The White House the prize, President Barack Obama and Mitt Romney raced through a final full day of campaigning on Monday through Ohio and other battleground states holding the keys to victory in a tight race. Both promised brighter days ahead for a nation still struggling with a sluggish economy and high joblessness.
Romney projected optimism as he neared the end of his six-year quest for the presidency. "If you believe we can do better. If you believe America should be on a better course. If you're tired of being tired ... then I ask you to vote for real change," he said in a Virginia suburb of the nation's capital. With many of the late polls in key states tilting slightly against him, he decided to campaign on Election Day in Ohio and Pennsylvania, where he and Republicans made a big, late push.
The presidency aside, there are 33 Senate seats on the ballot Tuesday, and according to one Republican official, a growing sense of resignation among his party's rank and file that Democrats will hold their majority.
The situation was reversed in the House, where Democrats made no claims they were on the verge of victory in pursuit of the 25 seats they need to gain control.
National opinion polls in the presidential race made the popular vote a virtual tie.
In state-by-state surveys, it appeared Obama held small advantages in Nevada, Ohio, Iowa and Wisconsin — enough to deliver a second term if they endured, but not so significant that they could withstand an Election Day surge by Romney supporters. Both men appealed to an ever smaller universe of undecided voters.
More than 30 million absentee or early ballots have been cast, including in excess of 3 million in Florida. The state also had a legal controversy, in the form of a Democratic lawsuit seeking an extension of time for pre-Election Day voting.
"I watch the news all the time, and I am ready for it to be over," said Jennifer Walker, 38, of Columbus, Ohio, who said she took time off from work to attend the president's speech during the day in a show of support. "I feel like he is getting better with the economy. I don't think it's hopeless. It takes time."

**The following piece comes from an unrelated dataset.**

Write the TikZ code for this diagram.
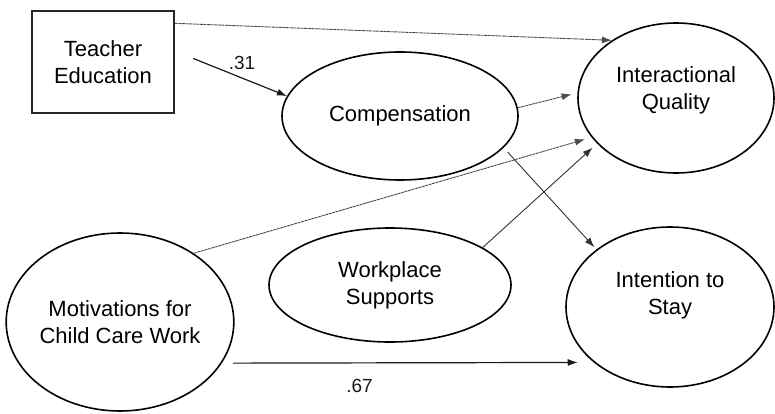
\documentclass[tikz,border=0pt]{standalone}
\usepackage{fontspec}
\setmainfont{Liberation Sans}
\usetikzlibrary{shapes.geometric,arrows.meta}

\tikzset{
  var/.style={draw, ellipse, line width=1.6pt, inner sep=0pt, align=center,
    font=\fontsize{22}{27}\selectfont},
  obs/.style={draw=black!85, rectangle, line width=1.4pt, inner sep=0pt, align=center,
    font=\fontsize{22}{27}\selectfont},
  coef/.style={font=\fontsize{19}{22}\selectfont, inner sep=0pt},
  strong/.style={-{Latex[length=10pt,width=7pt]}, line width=1.2pt, black!90},
  weak/.style={-{Latex[length=10pt,width=7pt]}, line width=0.9pt, black!70,
    dash pattern=on 3pt off 0.6pt},
  plain/.style={-{Latex[length=10pt,width=7pt]}, line width=0.9pt, black!80}
}

\begin{document}
\begin{tikzpicture}[x=1pt,y=-1pt]
\useasboundingbox (0,0) rectangle (775,414);

\node[obs, minimum width=142pt, minimum height=102pt] (te) at (103,62) {Teacher\\Education};
\node[var, minimum width=236pt, minimum height=128pt] (comp) at (400,116) {Compensation};
\node[var, minimum width=196pt, minimum height=150pt, text depth=19pt] (iq) at (676,98) {Interactional\\Quality};
\node[var, minimum width=242pt, minimum height=114pt] (wp) at (390,285) {Workplace\\Supports};
\node[var, minimum width=216pt, minimum height=178pt] (mot) at (120,322) {Motivations for\\Child Care Work};
\node[var, minimum width=208pt, minimum height=160pt, text depth=27pt] (is) at (670,307) {Intention to\\Stay};

% paths
\draw[weak] ([yshift=-13pt]te.north east) -- (iq.138);
\draw[strong, shorten <=20pt] ([yshift=11pt]te.east) -- node[coef, pos=0.6, above=8pt] (l31) {.31} (comp.170);
\draw[weak, shorten >=6pt] (comp.4) -- (iq.177);
\draw[plain, shorten <=6pt, shorten >=3pt] (comp.-17) -- (is.142);
\draw[weak, shorten >=7pt] (mot.43) -- (iq.205);
\draw[plain, shorten >=6pt] (wp.22) -- (iq.210);
\draw[strong, shorten <=11pt, shorten >=16pt] (mot.-22.5) -- node[coef, pos=0.37, below=16pt] (l67) {.67} (is.-144);

\end{tikzpicture}
\end{document}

But Bryan Dobes, 21, a University of Iowa student from suburban Chicago, voted for Romney on Monday and said unemployment and spending have been too high under Obama. "He promised a lot of hope and change, and I'm not seeing it," he said of the president.
"No retreat, no surrender," sang rock icon Bruce Springsteen, warming up Obama's crowd on a frosty morning outside the State Capitol in Madison, Wis. The Boss then boarded Air Force One for his first flight. "Pretty cool," he judged it.
Romney had Kid Rock and the Marshall Tucker Band in the wings for his late appearances in Ohio and New Hampshire.
"This is it," the challenger said in a last-minute emailed request for campaign donations.
"I will lead us out of this economic crisis by implementing pro-growth policies that will create 12 million new jobs. With your help, I will deliver real change and a real recovery. America will be strong again."
In his longest campaign day, Romney raced from Florida to a pair of speeches in Virginia to Ohio and then an election eve rally in New Hampshire.
Obama selected Wisconsin, Ohio and Iowa for his final campaign day, an itinerary that reflected his campaign's decision to try and erect a Midwestern firewall against Romney's challenge.
Vice President Joe Biden and Republican running mate Paul Ryan of Wisconsin went through their final campaign paces, as well.
In Sterling, Va., not far from Washington, the vice president accused Republicans of running away from their record, but added, "a leopard can't change his spots."
Ryan started out in Reno, Nev., where he said the president has come up short in his promises to change Washington and repair the economy.
"This may be the best that Barack Obama can offer, but this is not the best America can," he said, before flying off to Colorado and Ohio. Then it was home to Wisconsin, where he is on the ballot for re-election to Congress in case Republicans were unsuccessful in the presidential campaign.
Conscientious to the end, supporters kept knocking on doors in search of a possibly decisive vote.
In Enfield, N.H., Obama volunteer Sarah Ayres recalled driving up a deserted dirt road, unsure if she would find the house she was looking for. She turned down a long driveway, she said, got out of her car, and was met by a friendly, white goat.
"There were no people home, but the goat was there, so I don't know if I should count that as a contact," she joked.